Sulla via delle riforme, all’opposto, le strade divergono, perseguendo finalità polarizzate: il Sindaco deve rafforzare l’esecutivo, mediante una drastica riduzione dei passaggi assembleari, con sacrifici eccellenti che nelle intenzioni non risparmiano nemmeno la camera alta. Il Pontefice al contrario vuole accrescere i luoghi e momenti di gestione collegiale, lungo un percorso audace ma del tutto inedito, a tratti perfino anarchico, non privo di confusioni e sovrapposizioni, con una fioritura rigogliosa di saggi e sondaggi, commissioni e comitati, controllori e pianificatori.

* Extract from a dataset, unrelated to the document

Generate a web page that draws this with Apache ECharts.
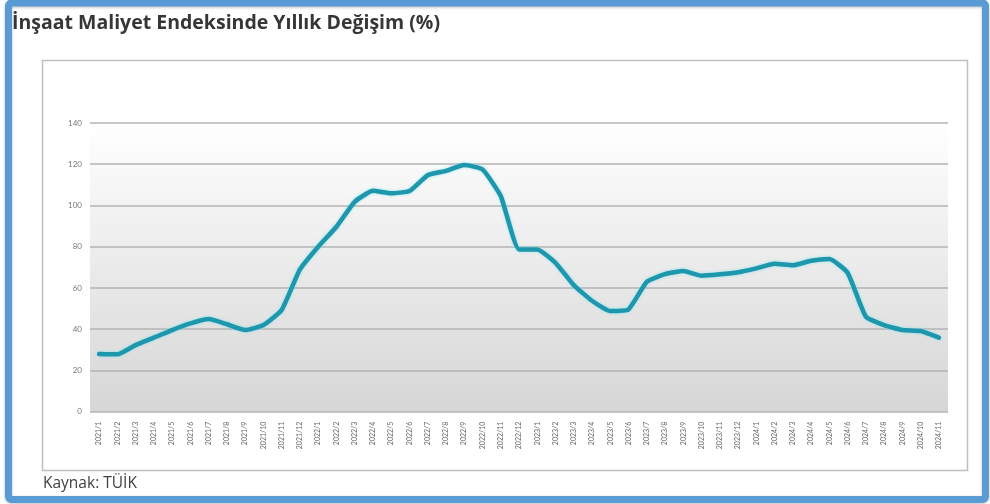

Entrambi hanno davanti a sé un tempo esigente quanto stringente. Matteo, in attesa che nemesi faccia sorgere un nuovo rottamatore, si è dato quindici anni per passare alla storia. Francesco, per rimettere il papato al passo con i tempi, sa che possono bastarne cinque, ispirato da Dio e ispirandosi all’esempio di Giovanni XXIII.

Il primo vertice istituzionale tra i due, anche se il Sindaco è sbarcato sulle rive del Tevere, resta per ora fissato sull’Arno nel 2015, quando Firenze ospiterà gli stati generali della chiesa italiana, sempre che Renzi non acceleri l’approdo a Palazzo Chigi.

Nel frattempo, se lo sguardo del Segretario dovesse cadere su queste righe, lusingato dal parallelo biografico e incoraggiato dal vantaggio anagrafico, pregusterà la vetrina planetaria di Time. Magari convincendosi che un giorno potrebbe toccare a lui.